In this regard, in robotics, localization techniques refer to processes by which a robot determines its position with respect to its surroundings. For example, in a “pure” localization system, the robot is provided with a map of its surroundings. Such “pure” localization systems are disadvantageous because generating a map via manual techniques is a relatively difficult, labor-intensive, and specialized task. Moreover, many environments are not static. For example, the rearranging of furniture in a room can render a preexisting map unusable. As a result, maps in pure localization systems are subject to relatively frequent and costly updates so that the map accurately represents its surroundings.
Therefore, it is desirable to develop localization techniques that are capable of planning the path of movement of a mobile robot and dynamically creating a map by determining the absolute position of the mobile robot based on a variation in the relative position of the mobile robot with respect to the surroundings of the mobile robot and one or more feature points of the surroundings of the mobile robot, even when no spatial information regarding the surroundings of the mobile robot is provided.
In the meantime, one of the most widely used techniques for determining the absolute position of a mobile robot based on the surroundings of the mobile robot and the relative position of the mobile robot with respect to the surroundings of the mobile robot is Simultaneous Localization And Mapping (SLAM).
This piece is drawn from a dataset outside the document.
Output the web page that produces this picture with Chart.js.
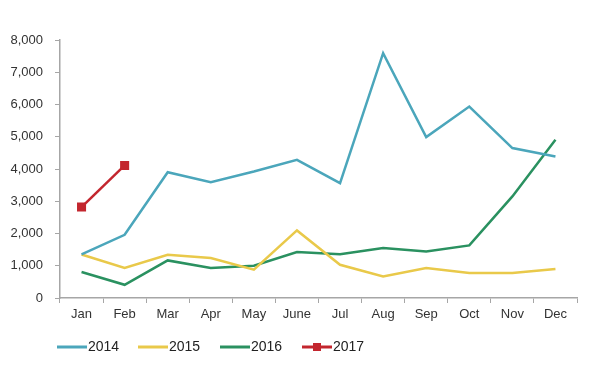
<!DOCTYPE html>
<html>
<head>
<meta charset="utf-8">
<script src="https://cdn.jsdelivr.net/npm/chart.js@4"></script>
<style>
html,body{margin:0;padding:0;background:#fff;}
#wrap{width:600px;height:385px;position:relative;}
</style>
</head>
<body>
<div id="wrap"><canvas id="c" width="600" height="385"></canvas></div>
<script>
const months = ['Jan','Feb','Mar','Apr','May','June','Jul','Aug','Sep','Oct','Nov','Dec'];
const y2014 = [1350,1960,3900,3590,3920,4285,3560,7590,4990,5935,4650,4390];
const y2015 = [1350,930,1340,1240,880,2095,1030,670,930,775,775,900];
const y2016 = [805,410,1165,930,1000,1425,1360,1550,1445,1630,3150,4905];
const y2017 = [2820,4110,null,null,null,null,null,null,null,null,null,null];
const yTicks = [0,1000,2000,3000,4000,5000,6000,7000,8000];

const colors = {'2014':'#4ba6bb','2015':'#e9c94a','2016':'#2a9160','2017':'#c3262e'};

const legendPlugin = {
  id:'customLegend',
  afterDraw(chart){
    const ctx = chart.ctx;
    const items = [
      {t:'2014',c:colors['2014'],x:57},
      {t:'2015',c:colors['2015'],x:138},
      {t:'2016',c:colors['2016'],x:220},
      {t:'2017',c:colors['2017'],x:302,m:true}
    ];
    const y = 347;
    ctx.save();
    items.forEach(it=>{
      ctx.strokeStyle = it.c;
      ctx.lineWidth = 3;
      ctx.beginPath();
      ctx.moveTo(it.x, y);
      ctx.lineTo(it.x+30, y);
      ctx.stroke();
      if(it.m){
        ctx.fillStyle = it.c;
        ctx.fillRect(it.x+11, y-4, 8, 8);
      }
      ctx.fillStyle = '#222';
      ctx.font = '14px "Liberation Sans", Arial, sans-serif';
      ctx.textBaseline = 'middle';
      ctx.fillText(it.t, it.x+31, y);
    });
    ctx.restore();
  }
};

new Chart(document.getElementById('c'), {
  type:'line',
  data:{
    labels: months,
    datasets:[
      {label:'2014', data:y2014, borderColor:colors['2014'], backgroundColor:colors['2014'], borderWidth:2.5, pointRadius:0, tension:0},
      {label:'2015', data:y2015, borderColor:colors['2015'], backgroundColor:colors['2015'], borderWidth:2.5, pointRadius:0, tension:0},
      {label:'2016', data:y2016, borderColor:colors['2016'], backgroundColor:colors['2016'], borderWidth:2.5, pointRadius:0, tension:0},
      {label:'2017', data:y2017, borderColor:colors['2017'], backgroundColor:colors['2017'], borderWidth:2.5, pointRadius:6.4, pointStyle:'rect', pointBorderWidth:0, tension:0, spanGaps:false}
    ]
  },
  options:{
    responsive:false,
    animation:false,
    layout:{padding:{left:0,right:23,top:40,bottom:57}},
    plugins:{legend:{display:false}, tooltip:{enabled:false}},
    scales:{
      x:{
        offset:true,
        grid:{offset:true, drawOnChartArea:false, tickLength:5, color:'#a6a6a6'},
        border:{color:'#a6a6a6', width:1.5},
        ticks:{color:'#333', font:{size:13, family:'"Liberation Sans", Arial, sans-serif'}, padding:4, maxRotation:0, autoSkip:false},
        afterFit(s){ s.height = 30; }
      },
      y:{
        min:0, max:8000,
        afterBuildTicks(s){ s.ticks = yTicks.map(v=>({value:v})); },
        grid:{drawOnChartArea:false, tickLength:5, color:'#a6a6a6'},
        border:{color:'#a6a6a6', width:1.5},
        ticks:{color:'#333', font:{size:13, family:'"Liberation Sans", Arial, sans-serif'}, padding:12,
          callback:(v)=>v.toLocaleString('en-US')},
        afterFit(s){ s.width = 60; }
      }
    }
  },
  plugins:[legendPlugin]
});
</script>
</body>
</html>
According to SLAM, even when a mobile robot does not have any spatial information (i.e., map information) regarding its surroundings, it still can extract one or more feature points with reference to distance data obtained using ultrasound waves, laser beams, or image data obtained using a camera, for example, and configure map information based on the extracted feature point. Then, the mobile robot can determine its position based on the configured map information.
Kalman filters are generally used to determine the pose of a mobile robot based on one or more feature points. However, pose estimation methods that involve the use of Kalman filters can be effective only when the distribution of estimated pose errors follow a Gaussian distribution. As part of the effort to address this problem, it has been suggested to use a pose estimation technique that extracts a number of samples regarding position estimates and determines an optimum pose of an object using the probability of each of the extracted samples even when the distribution of estimated pose errors does not follow a Gaussian distribution, i.e., a particle filter technique.
An example of such a particle filter technique is set forth in U.S. Pat. No. 7,015,831, which discusses incrementally updating the pose of a mobile device using visual SLAM techniques, and particularly, to a SLAM technique using a particle filter. To implement this technique, U.S. Pat. No. 7,015,831 sets forth using a plurality of sensors (i.e., odometer and a camera) using two particle sets.
However, such a SLAM technique using a particle filter generally requires a considerable number of samples, thereby increasing the amount of computation and making it difficult for a mobile robot to determine the pose of the mobile robot when the mobile robot moves from one place to another. Therefore, a particle filter-based SLAM technique capable of reducing the amount of computation and thus enabling real-time determination of the pose of a mobile robot is desired.